Haslem (10.6 PPG, 8.2 RPG) missed the last six regular-season games with a thumb laceration that required six stitches. He is “probable” for Game 1 but might have to play with the stitches still in his right thumb (shooting hand). I once played in high school with four stitches in the middle finger of my non-shooting hand. It’s do-able, especially for a warrior like Haslem at playoff time, but there’s no doubt that it has a negative impact on your play. I thought it mostly hindered catching the ball and using your hands on defense.
If Miami is going to win the series, Beasley could be the key. His play has steadily improved all season and the Hawks had no answer for him when these teams played in late February.
Gambling Notes: Las Vegas Sports Consultants opened Atlanta as a five-point favorite for Game 1 with a total of 189. As of Friday afternoon, most books had the Hawks as 4 ½-point ‘chalk’ with the total adjusted to 187. The Heat are plus-170 on the money line (risk $100 to win $170).
For our purposes, Atlanta slumped down the stretch with a 3-8-1 spread record in its last 12 games. On the other hand, the Heat finished the regular season on a 6-2 ATS surge.
The ‘under’ cashed in all four head-to-head meetings between these squads. The 'under' went 42-38-2 overall for the Hawks, 23-18 in their home games. Meanwhile, Miami watched the 'over' go 45-36-1 overall, 24-16-1 in its home assignments.
Miami owns a 21-8 spread record in the last 29 encounters with the Hawks. However, I’m not sure that stat has much relevance since Atlanta was the biggest joke in the league (besides the Clippers) for nearly a decade until this time last year.
Outlook: As a bettor, I think you always have to approach things one game at a time. With that said, if there’s a strategy for wagering on this series beforehand, I think it’s to get behind the home teams. Both squads have been mediocre on the road all year.
Atlanta was ok versus the number (21-20 ATS) on the road, but it limped to a 16-25 SU record. Miami posted a 15-26 SU ledger and a 20-20-1 ATS mark when it went on the road.
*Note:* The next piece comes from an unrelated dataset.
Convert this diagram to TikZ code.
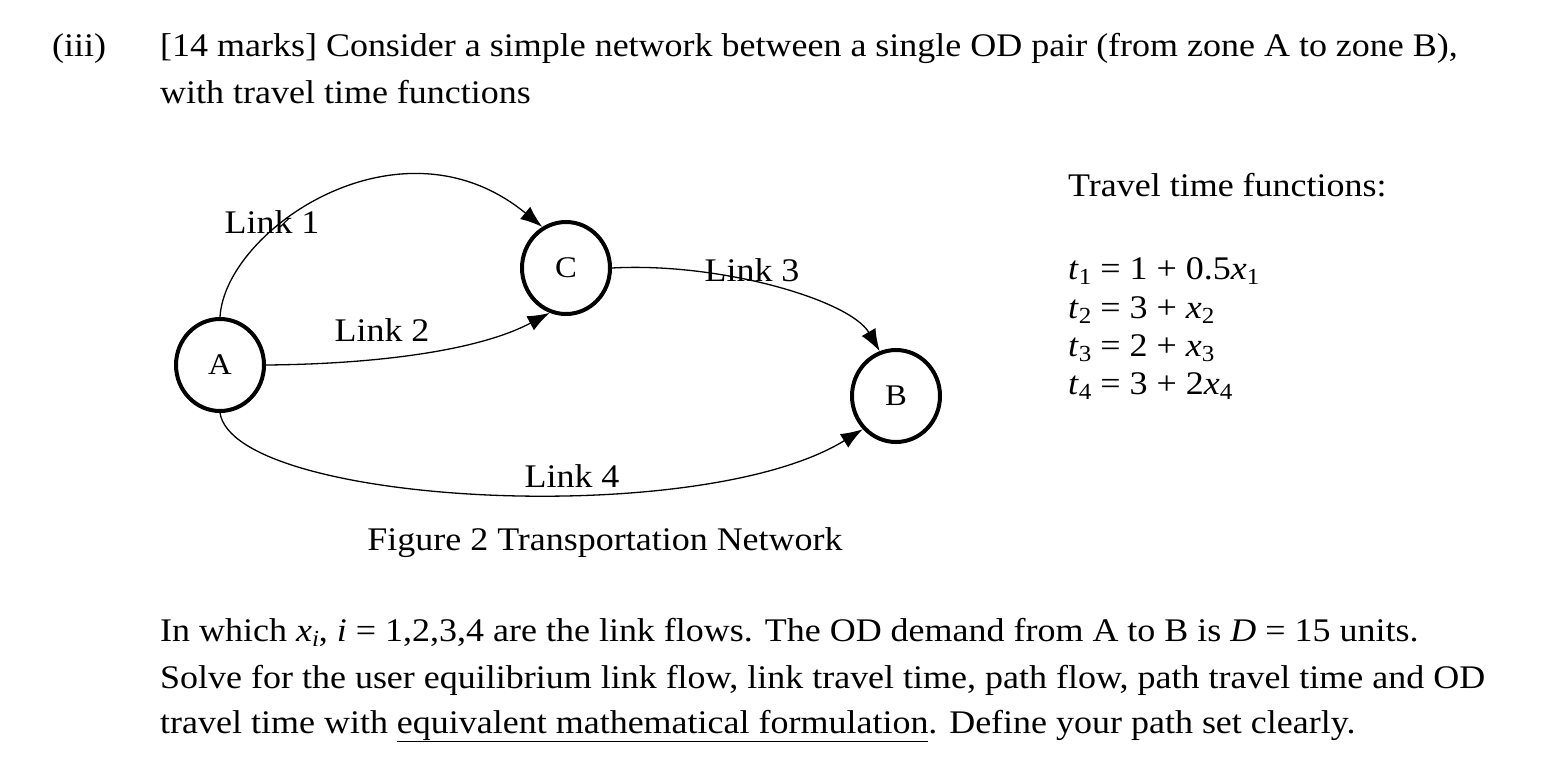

I think the Hawks advance but it might take them seven games to do so. They might get one in South Florida and close it out in six.
Future Bets: I don’t think either team can get past Cleveland in the second round, although I wouldn’t be surprised if the Hawks held serve at home against the Cavs and pushed them to seven games. Nevertheless, even at generous odds, I don’t think you waste even a small amount on a wager for either team to win the East or the NBA title.
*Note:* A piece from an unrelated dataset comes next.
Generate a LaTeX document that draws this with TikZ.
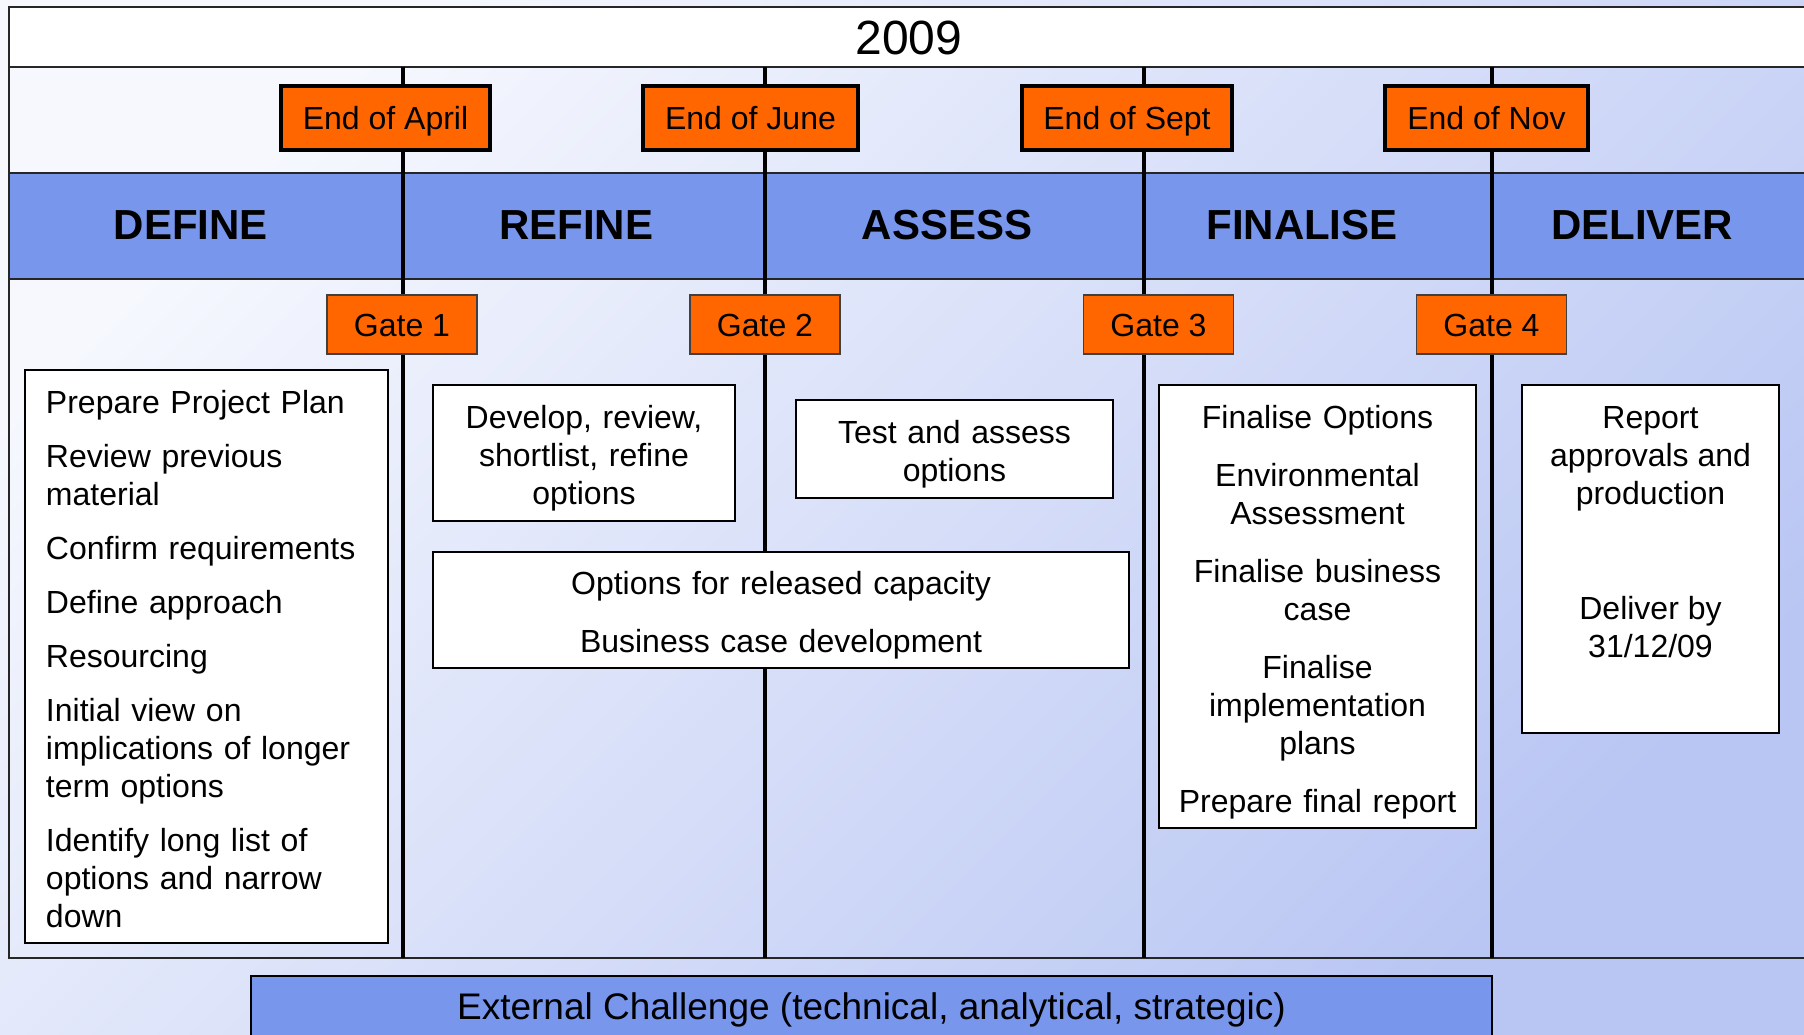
\documentclass[tikz,border=0pt]{standalone}
\usepackage{fontspec}
\setmainfont{Liberation Sans}
\definecolor{phaseblue}{HTML}{7896EC}
\definecolor{gateorange}{HTML}{FF6600}
\definecolor{bglight}{HTML}{F6F8FE}
\definecolor{bgdark}{HTML}{B9C6F3}
\begin{document}
\begin{tikzpicture}[x=0.5pt,y=-0.5pt]
\tikzset{every node/.style={inner sep=0pt,font=\fontsize{16}{19}\selectfont},
  monthbox/.style={draw=black,line width=2pt,fill=gateorange,minimum height=32pt,text height=11.8pt,text depth=0pt},
  gatebox/.style={draw=black!75,line width=0.7pt,fill=gateorange,minimum width=75pt,minimum height=29.5pt,text height=11.8pt,text depth=0pt},
  taskbox/.style={draw=black,line width=0.85pt,fill=white,align=center,
    execute at begin node={\rule{0pt}{17pt}},execute at end node={\rule[-3.5pt]{0pt}{3.5pt}}},
  phase/.style={font=\fontsize{21}{25}\selectfont\bfseries}}
    \useasboundingbox (0,0) rectangle (1804,1034);
    \clip (0,0) rectangle (1804,1034);
    \shade[top color=bglight,bottom color=bgdark,shading angle=45] (0,0) rectangle (1804,1034);

    % year row and phase band
    \fill[white] (9,7) rectangle (1810,67);
    \fill[phaseblue] (9,173) rectangle (1810,279);
    \draw[line width=1pt,black!85] (1810,7) -- (9,7) -- (9,958) -- (1810,958);
    \draw[line width=1pt,black!85] (9,67) -- (1810,67) (9,173) -- (1810,173) (9,279) -- (1810,279);
    \node (year) at (909,38) {\fontsize{24}{28}\selectfont 2009};

    \coordinate (top1) at (403,67);  \coordinate (bot1) at (403,958);
    \coordinate (top2) at (765,67);  \coordinate (bot2) at (765,958);
    \coordinate (top3) at (1144,67); \coordinate (bot3) at (1144,958);
    \coordinate (top4) at (1492,67); \coordinate (bot4) at (1492,958);
    \draw[line width=1.75pt] (top1) -- (bot1) (top2) -- (bot2) (top3) -- (bot3) (top4) -- (bot4);

    \node[phase] (define) at (191,225) {DEFINE};
    \node[phase] (refine) at (576,225) {REFINE};
    \node[phase] (assess) at (947,225) {ASSESS};
    \node[phase] (finalise) at (1302,225) {FINALISE};
    \node[phase] (deliver) at (1642,225) {DELIVER};

    \node[monthbox,minimum width=104.5pt] (april) at (385.5,118) {End of April};
    \node[monthbox,minimum width=107.5pt] (june) at (750.5,118) {End of June};
    \node[monthbox,minimum width=105pt] (sept) at (1127,118) {End of Sept};
    \node[monthbox,minimum width=101.5pt] (nov) at (1486.5,118) {End of Nov};

    \node[gatebox] (gate1) at (402,324.5) {Gate 1};
    \node[gatebox] (gate2) at (765,324.5) {Gate 2};
    \node[gatebox] (gate3) at (1158.5,324.5) {Gate 3};
    \node[gatebox] (gate4) at (1491.5,324.5) {Gate 4};

    % task boxes
    \node[taskbox,align=left,text width=160.5pt,minimum width=181.5pt,minimum height=286.5pt] (definetasks) at (206.5,656.5)
      {Prepare Project Plan\\[8pt]Review previous\\material\\[8pt]Confirm requirements\\[8pt]Define approach\\[8pt]Resourcing\\[8pt]Initial view on\\implications of longer\\term options\\[8pt]Identify long list of\\options and narrow\\down};
    \node[taskbox,text width=145pt,minimum width=151pt,minimum height=68pt] (develop) at (584,453) {Develop, review,\\shortlist, refine\\options};
    \node[taskbox,text width=150pt,minimum width=158.5pt,minimum height=49pt] (test) at (954.5,449) {Test and assess\\options};
    \node[taskbox,text width=340pt,minimum width=348pt,minimum height=58pt] (options) at (781,610) {Options for released capacity\\[10pt]Business case development};
    \node[taskbox,text width=150pt,minimum width=158.5pt,minimum height=221.5pt] (finalisetasks) at (1317.5,606.5)
      {Finalise Options\\[10pt]Environmental\\Assessment\\[10pt]Finalise business\\case\\[10pt]Finalise\\implementation\\plans\\[10pt]Prepare final report};
    \node[taskbox,minimum width=128.5pt,minimum height=174pt] (report) at (1650.5,559) {};
    \node[anchor=north,align=center] (reporttxt) at (1650.5,406) {Report\\approvals and\\production\\[38.5pt]Deliver by\\31/12/09};

    \node[draw=black,line width=1pt,fill=phaseblue,minimum width=620.5pt,minimum height=34pt,font=\fontsize{18.5}{22}\selectfont] (challenge) at (871.5,1010) {External Challenge (technical, analytical, strategic)};
\end{tikzpicture}
\end{document}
Now I’m ok with taking the Hawks in this series at the minus-155 price that most books had available on Friday. In fact, I recommend that bet. Yes, it’s a tad ‘chalky’ but if it starts to look iffy in the midst of the series, a money-line play on the Heat in Game 5 would most likely present a chance to “hedge out.”
**B.E.’s Bonus Nuggets**
--Will the officials come into play in this series? Might the NBA prefer to see a LeBron-D-Wade matchup for TV ratings in the second round? On the surface, I think such a suggestion is preposterous. However, noted NBA columnist Sam Smith hinted at the notion in a sports radio interview I heard earlier this week. Then a few hours later, I had the same question posed to me when I was a guest on Fox Sports Radio in Southwest Florida (Naples/Ft. Myers). Wade certainly gets a lot of calls, but most of those are deserved as he relentlessly attacks the basket. VI’s Chris David shot down the suggestion on Thursday’s edition of the Power Hours on VI Radio. David said, “Maybe down here in South Florida, but I doubt you’ll see a game called one-sided up in Atlanta.”
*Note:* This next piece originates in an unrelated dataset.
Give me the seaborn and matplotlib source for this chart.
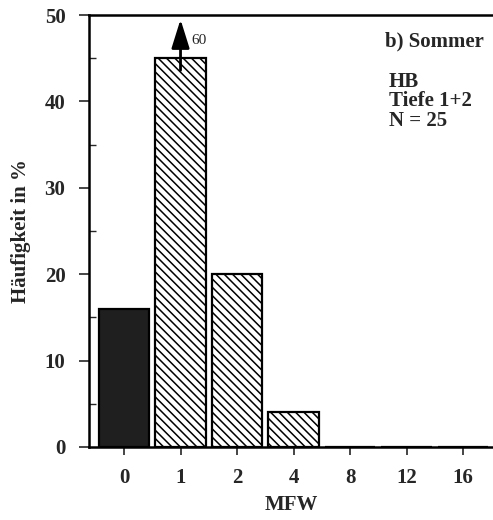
import matplotlib
matplotlib.use("Agg")
import matplotlib.pyplot as plt
from matplotlib.ticker import MultipleLocator
import seaborn as sns
import pandas as pd

# MFW classes and relative frequency (%) for HB, Tiefe 1+2, summer (N = 25)
mfw_classes = ["0", "1", "2", "4", "8", "12", "16"]
frequency_pct = [16, 60, 20, 4, 0, 0, 0]
y_tick_labels = ["0", "10", "20", "30", "40", "50"]

Y_MAX = 50
BAR_CAP = 45  # bars above this are cut off and marked with an arrow

df = pd.DataFrame({"MFW": mfw_classes, "pct": frequency_pct})
df["drawn"] = df["pct"].clip(upper=BAR_CAP)

sns.set_style("white")
plt.rcParams["font.family"] = ["Liberation Serif", "DejaVu Serif"]
plt.rcParams["font.weight"] = "bold"
plt.rcParams["hatch.linewidth"] = 1.1

fig = plt.figure(figsize=(4.93, 5.2), dpi=100)
ax = fig.add_axes([0.1805, 0.1404, 0.8195, 0.8306])

sns.barplot(data=df, x="MFW", y="drawn", order=mfw_classes, ax=ax,
            color="white", edgecolor="black", linewidth=1.6, width=0.89,
            saturation=1)

for i, patch in enumerate(ax.patches):
    if i == 0:
        patch.set_facecolor("#1f1f1f")
    elif df["pct"].iloc[i] > 0:
        patch.set_hatch("\\" * 4)

# Arrow and true value for the cut-off bar
for i, (val, drawn) in enumerate(zip(df["pct"], df["drawn"])):
    if val > drawn:
        ax.annotate("", xy=(i, 49.5), xytext=(i, 43.6),
                    arrowprops=dict(arrowstyle="-|>,head_length=0.8,head_width=0.25",
                                    lw=2.0, color="black", mutation_scale=22,
                                    shrinkA=0, shrinkB=0))
        ax.text(i + 0.19, 47.1, f"{val}", fontsize=11, fontweight="normal",
                ha="left", va="center")

ax.set_xlim(-0.62, 6.53)
ax.set_ylim(0, Y_MAX)
ax.set_yticks(range(0, Y_MAX + 1, 10))
ax.set_yticklabels(y_tick_labels)
ax.yaxis.set_minor_locator(MultipleLocator(5))

ax.tick_params(axis="y", which="major", direction="out", length=7, width=1.2,
               pad=10, labelsize=15, left=True)
ax.tick_params(axis="y", which="minor", direction="in", length=5, width=1.0,
               left=True)
ax.tick_params(axis="x", which="major", direction="out", length=6, width=1.2,
               pad=9, labelsize=15, bottom=True)

for side in ("left", "bottom", "top"):
    ax.spines[side].set_linewidth(1.8)
    ax.spines[side].set_color("black")
ax.spines["right"].set_visible(False)

ax.set_xlabel("MFW", fontsize=15, fontweight="bold", labelpad=5)
ax.set_ylabel("Häufigkeit in %", fontsize=15, fontweight="bold", labelpad=10)

ax.text(0.733, 0.962, "b) Sommer", transform=ax.transAxes, fontsize=15,
        fontweight="bold", ha="left", va="top")
ax.text(0.742, 0.868, "HB\nTiefe 1+2\nN = 25", transform=ax.transAxes,
        fontsize=15, fontweight="bold", ha="left", va="top", linespacing=0.95)

fig.savefig("out.png", dpi=100)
--David predicted the Hawks would win this series, but he didn’t feel like they had much of a shot against Cleveland. He called for the Cavs to win in five games, but didn’t dismiss the possibility that Atlanta might be able to take the series to six games. David also predicted the Lakers would beat the Cavs in the NBA Finals in a seven-game series.
--I’m going with the Cavs to beat the Lakers in a six-game series.
--For what it’s worth, the aforementioned Smith called for the Heat to advance past Atlanta in a moderate upset. He also indicated that the Bulls might be a surprisingly tough out in the first round (but there might be some homer-ness to that since he’s covered the Bulls for decades).
--When looking at this series, throw out Atlanta’s 81-79 win over Miami earlier this week. Wade, Haslem and Jermaine O’Neal didn’t dress for the Heat and most of Atlanta’s starters saw limited minutes. That leaves us with the three previous head-to-head meetings that have relevance this year. Back on Dec. 12, Atlanta went into American Airlines Arena and captured an 87-73 victory as a two-point underdog. In the rematch at the same venue on Jan. 26, Miami pounded the Hawks 95-79 as a three-point home favorite. At Philips on Feb. 27, Atlanta won a 91-83 decision as a 5 ½-point home favorite.
--In Miami’s win over the Hawks, Wade exploded for a game-high 35 points. However, he was held well under his average in the other two meetings, scoring 21 points both times.
--For Gator fans like me, this series will feature a matchup of the two best power forwards in school history, Haslem and Horford. In Atlanta’s 91-83 win in February, Horford went off for 21 points and 22 rebounds. Haslem also had a double-double with 10 points and 11 boards.